Checkpoint 10.1.34. Hypotheses.

Specify appropriate null and alternative hypothesis, being clear how these hypotheses change from Chapter 1. Are you using a one-sided or two-sided alternative?

Checkpoint 10.1.35. Simulation.

Checkpoint 10.1.36. Technical Conditions.

Are the technical conditions met to calculate the two-sample \(z\)-interval for these data? Explain.

Checkpoint 10.1.37. Confidence Interval.

Calculate and interpret a 95% confidence interval from these data.
Note: Data are "stacked" if each column represents a different variable (e.g., year surveyed and hearing condition) and they are "unstacked" if each column represents a different group (e.g., 1998 and 2002).
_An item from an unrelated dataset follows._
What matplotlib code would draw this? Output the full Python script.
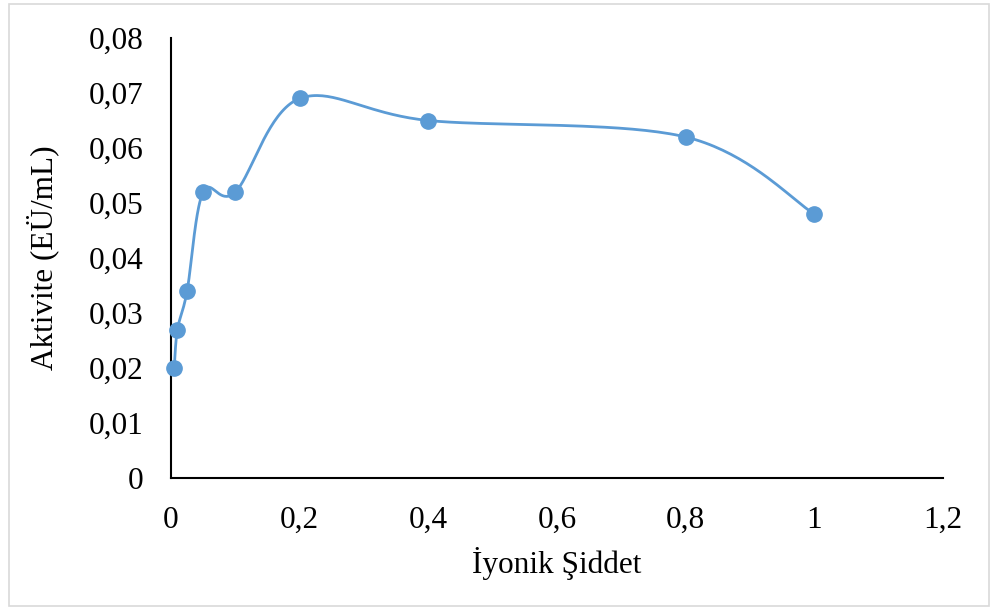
import numpy as np
import matplotlib
matplotlib.use("Agg")
import matplotlib.pyplot as plt
from matplotlib.patches import Rectangle

# Ionic strength vs. enzyme activity
ionic_strength = [0.005, 0.01, 0.025, 0.05, 0.1, 0.2, 0.4, 0.8, 1.0]
activity = [0.020, 0.027, 0.034, 0.052, 0.052, 0.069, 0.065, 0.062, 0.048]

x_ticks = [0, 0.2, 0.4, 0.6, 0.8, 1.0, 1.2]
x_tick_labels = ["0", "0,2", "0,4", "0,6", "0,8", "1", "1,2"]
y_ticks = [0, 0.01, 0.02, 0.03, 0.04, 0.05, 0.06, 0.07, 0.08]
y_tick_labels = ["0", "0,01", "0,02", "0,03", "0,04", "0,05", "0,06", "0,07", "0,08"]

color = "#5B9BD5"
plt.rcParams["font.family"] = ["Liberation Serif", "DejaVu Serif"]

fig = plt.figure(figsize=(9.92, 6.09), dpi=100)
ax = fig.add_axes([171 / 992, 1 - 478 / 609, (943 - 171) / 992, (478 - 38) / 609])
ax.set_xlim(0, 1.2)
ax.set_ylim(0, 0.08)

# Frame around the whole chart area
fig.patches.append(Rectangle((9 / 992, 3 / 609), 980 / 992, 602 / 609,
                             transform=fig.transFigure, fill=False,
                             edgecolor="#d9d9d9", linewidth=1.2))


def smooth_path(xs, ys, ax, t=1 / 6, n=40):
    """Spreadsheet-style smoothed line: cubic Bezier segments in display space."""
    pts = ax.transData.transform(np.column_stack([xs, ys]))
    m = len(pts)
    out = []
    for i in range(m - 1):
        p0 = pts[i - 1] if i > 0 else pts[i]
        p1 = pts[i]
        p2 = pts[i + 1]
        p3 = pts[i + 2] if i + 2 < m else pts[i + 1]
        c1 = p1 + (p2 - p0) * t
        c2 = p2 - (p3 - p1) * t
        s = np.linspace(0, 1, n)[:, None]
        seg = ((1 - s) ** 3) * p1 + 3 * ((1 - s) ** 2) * s * c1 + 3 * (1 - s) * s ** 2 * c2 + s ** 3 * p2
        out.append(seg if i == 0 else seg[1:])
    curve = np.vstack(out)
    return ax.transData.inverted().transform(curve)


curve = smooth_path(ionic_strength, activity, ax)
ax.plot(curve[:, 0], curve[:, 1], color=color, linewidth=2.0, zorder=2)
ax.plot(ionic_strength, activity, linestyle="none", marker="o",
        markersize=11, color=color, zorder=3, clip_on=False)

ax.set_xticks(x_ticks)
ax.set_xticklabels(x_tick_labels)
ax.set_yticks(y_ticks)
ax.set_yticklabels(y_tick_labels)
ax.tick_params(axis="both", length=0, labelsize=22.5, colors="black")
ax.tick_params(axis="x", pad=20)
ax.tick_params(axis="y", pad=20)

for side in ["top", "right"]:
    ax.spines[side].set_visible(False)
for side in ["left", "bottom"]:
    ax.spines[side].set_color("black")
    ax.spines[side].set_linewidth(1.5)

ax.set_xlabel("İyonik Şiddet", fontsize=22.5, labelpad=9)
ax.set_ylabel("Aktivite (EÜ/mL)", fontsize=22.5, labelpad=21)

fig.savefig("out.png", dpi=100)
Technology Detour – Two-sample z-procedures.

Checkpoint 10.1.38. Theory-Based Inference Applet.

  • Select Two proportions
  • Check the box to paste in 2 columns of data (stacked or unstacked) and press Use data or specify the sample sizes and either the sample counts or the sample proportions and press Calculate.
  • For the test, check the box for Test of Significance Keep the hypothesized difference at zero and set the direction of the alternative, press Calculate.
  • For the confidence interval, check the box, specify the confidence level and press Calculate CI

Checkpoint 10.1.39. R.

Use iscamtwopropztest which takes the following inputs:
  • observed1 (either the number of successes or sample proportion for first group), n1 (sample size for first group, observed2 (count or proportion), and n2
  • Optional: hypothesized difference and alternative ("less", "greater", or "two.sided")
  • Optional: conf.level
For example:
iscamtwopropztest(480, 2928, 333, 1771, 0, alt = "less", conf.level= 95)
Solution.
finds the p-value for a one-sided alternative as well as a 95% confidence interval for \(\pi_1-\pi_2\text{.}\)

Checkpoint 10.1.40. JMP.

  • With raw data or after specifying the two-way table in column format, select Analyze > Fit Y by X and specify the categorical response variable (Y, Response) and the categorical explanatory variable (X, Factor)
    • Specify the counts if using a two-way table (and "year" is seen as a categorical variable)
  • Press OK.
  • The p-value in the Pearson row matches a two-sided z-test.
  • For a confidence interval, use the hot spot to select Two Sample Test for Proportions
Note: Here you can change which outcome is considered success. This also reports an "adjusted Wald" p-value
(This works for raw data too, but be careful how you specify the explanatory and response variables and use "pooled estimate of variance." This reports the z-score as well.)

Technology Detour – Simulating Proportions from Independent Random Samples.

Checkpoint 10.1.41. Simulation Steps.

Step 1: Generate a random sample of 2928 observations from a binomial process with \(\pi = .173\)
Step 2: Generate a random sample of 1771 observations from a binomial process with \(\pi = .173\)
Step 3: Convert the sample counts into sample proportions
Step 4: Calculate the difference in the sample proportions
Step 5: Repeat steps 1-4 a large number of times.
You should explore the individual \(\hat{p}\) distributions but most focus on the distribution of \(\hat{p}_1 - \hat{p}_2\text{,}\) including the mean, standard deviation, and whether the distribution behaves like a normal distribution.